§ **Source excerpt**
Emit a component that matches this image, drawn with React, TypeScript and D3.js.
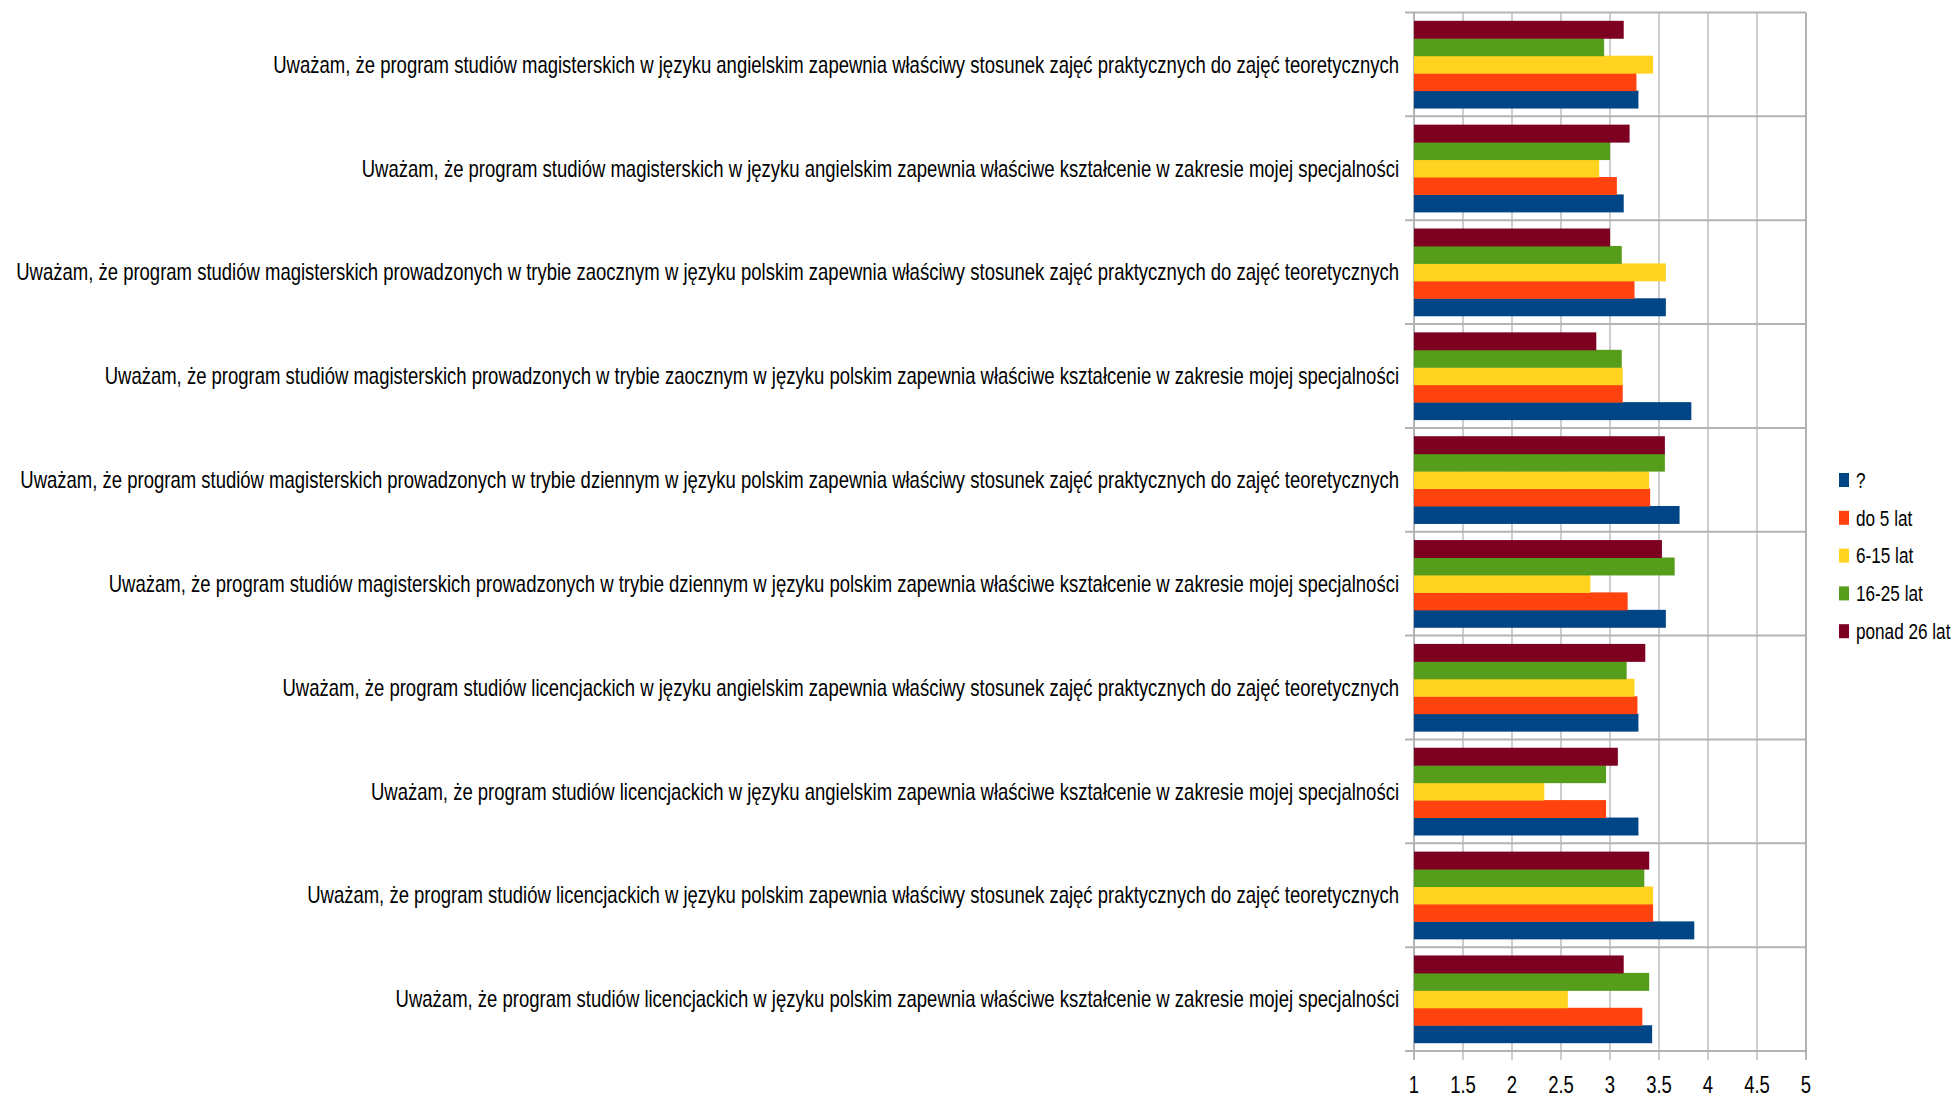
import React from "react";
import * as d3 from "d3";

const categories = [
  "Uważam, że program studiów magisterskich w języku angielskim zapewnia właściwy stosunek zajęć praktycznych do zajęć teoretycznych",
  "Uważam, że program studiów magisterskich w języku angielskim zapewnia właściwe kształcenie w zakresie mojej specjalności",
  "Uważam, że program studiów magisterskich prowadzonych w trybie zaocznym w języku polskim zapewnia właściwy stosunek zajęć praktycznych do zajęć teoretycznych",
  "Uważam, że program studiów magisterskich prowadzonych w trybie zaocznym w języku polskim zapewnia właściwe kształcenie w zakresie mojej specjalności",
  "Uważam, że program studiów magisterskich prowadzonych w trybie dziennym w języku polskim zapewnia właściwy stosunek zajęć praktycznych do zajęć teoretycznych",
  "Uważam, że program studiów magisterskich prowadzonych w trybie dziennym w języku polskim zapewnia właściwe kształcenie w zakresie mojej specjalności",
  "Uważam, że program studiów licencjackich w języku angielskim zapewnia właściwy stosunek zajęć praktycznych do zajęć teoretycznych",
  "Uważam, że program studiów licencjackich w języku angielskim zapewnia właściwe kształcenie w zakresie mojej specjalności",
  "Uważam, że program studiów licencjackich w języku polskim zapewnia właściwy stosunek zajęć praktycznych do zajęć teoretycznych",
  "Uważam, że program studiów licencjackich w języku polskim zapewnia właściwe kształcenie w zakresie mojej specjalności",
];

const seriesNames = ["?", "do 5 lat", "6-15 lat", "16-25 lat", "ponad 26 lat"];
const seriesColors = ["#004586", "#ff420e", "#ffd320", "#579d1c", "#7e0021"];

// one array per series, in category order (top to bottom)
const unknown = [3.29, 3.14, 3.57, 3.83, 3.71, 3.57, 3.29, 3.29, 3.86, 3.43];
const upTo5 = [3.27, 3.07, 3.25, 3.13, 3.41, 3.18, 3.28, 2.96, 3.44, 3.33];
const y6to15 = [3.44, 2.89, 3.57, 3.13, 3.4, 2.8, 3.25, 2.33, 3.44, 2.57];
const y16to25 = [2.94, 3.0, 3.12, 3.12, 3.56, 3.66, 3.17, 2.96, 3.35, 3.4];
const over26 = [3.14, 3.2, 3.0, 2.86, 3.56, 3.53, 3.36, 3.08, 3.4, 3.14];

const seriesValues = [unknown, upTo5, y6to15, y16to25, over26];

const xTicks = [1, 1.5, 2, 2.5, 3, 3.5, 4, 4.5, 5];

const W = 1958;
const H = 1097;
const left = 1414;
const right = 1806;
const top = 12.5;
const bottom = 1051;
// no narrow font installed, so squeeze Liberation Sans horizontally
const font = "'Liberation Sans', Arial, sans-serif";
const squeeze = 0.805;
const grid = "#b3b3b3";

export default function App() {
  const x = d3.scaleLinear().domain([1, 5]).range([left, right]);
  const y = d3
    .scaleBand()
    .domain(categories)
    .range([top, bottom])
    .paddingInner(0.16)
    .paddingOuter(0.08);
  // first series sits at the bottom of each group
  const inner = d3
    .scaleBand()
    .domain(d3.range(seriesNames.length).reverse().map(String))
    .range([0, y.bandwidth()]);
  const step = (bottom - top) / categories.length;
  const separators = d3.range(categories.length + 1).map((i) => top + i * step);

  return (
    <svg
      width={W}
      height={H}
      style={{ position: "absolute", left: 0, top: 0, background: "#fff" }}
      fontFamily={font}
    >
      <rect width={W} height={H} fill="#fff" />
      {/* vertical grid */}
      {xTicks.map((t) => (
        <line
          key={"g" + t}
          x1={x(t)}
          x2={x(t)}
          y1={top}
          y2={bottom + 9}
          stroke={grid}
          strokeWidth={t === 1 || t === 5 ? 2 : 1.3}
        />
      ))}
      {/* category separators */}
      {separators.map((s, i) => (
        <line
          key={"s" + i}
          x1={left - 9}
          x2={right}
          y1={s}
          y2={s}
          stroke={grid}
          strokeWidth={2}
        />
      ))}
      {/* bars */}
      {categories.map((c, ci) => (
        <g key={c} transform={`translate(0,${y(c)})`}>
          {seriesValues.map((vals, si) => (
            <rect
              key={si}
              x={x(1)}
              y={inner(String(si))}
              width={x(vals[ci]) - x(1)}
              height={inner.bandwidth() + 0.5}
              fill={seriesColors[si]}
            />
          ))}
        </g>
      ))}
      {/* category labels */}
      {categories.map((c) => (
        <g
          key={"l" + c}
          transform={`translate(${left - 15},${y(c)! + y.bandwidth() / 2}) scale(${squeeze},1)`}
        >
          <text textAnchor="end" dominantBaseline="central" fontSize={23} fill="#000">
            {c}
          </text>
        </g>
      ))}
      {/* x tick labels */}
      {xTicks.map((t) => (
        <g key={"t" + t} transform={`translate(${x(t)},1085) scale(${squeeze},1)`}>
          <text textAnchor="middle" dominantBaseline="central" fontSize={23} fill="#000">
            {d3.format("~g")(t)}
          </text>
        </g>
      ))}
      {/* legend */}
      {seriesNames.map((n, i) => (
        <g key={n} transform={`translate(1839,${480 + i * 37.8})`}>
          <rect x={0} y={-7} width={10} height={14} fill={seriesColors[i]} />
          <g transform={`translate(17,0) scale(0.78,1)`}>
            <text dominantBaseline="central" fontSize={22} fill="#000">
              {n}
            </text>
          </g>
        </g>
      ))}
    </svg>
  );
}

§ **Problem to solve**
Find how many lines in the listing contain the word "React" and give that count alone.

§ **Problem solution**
2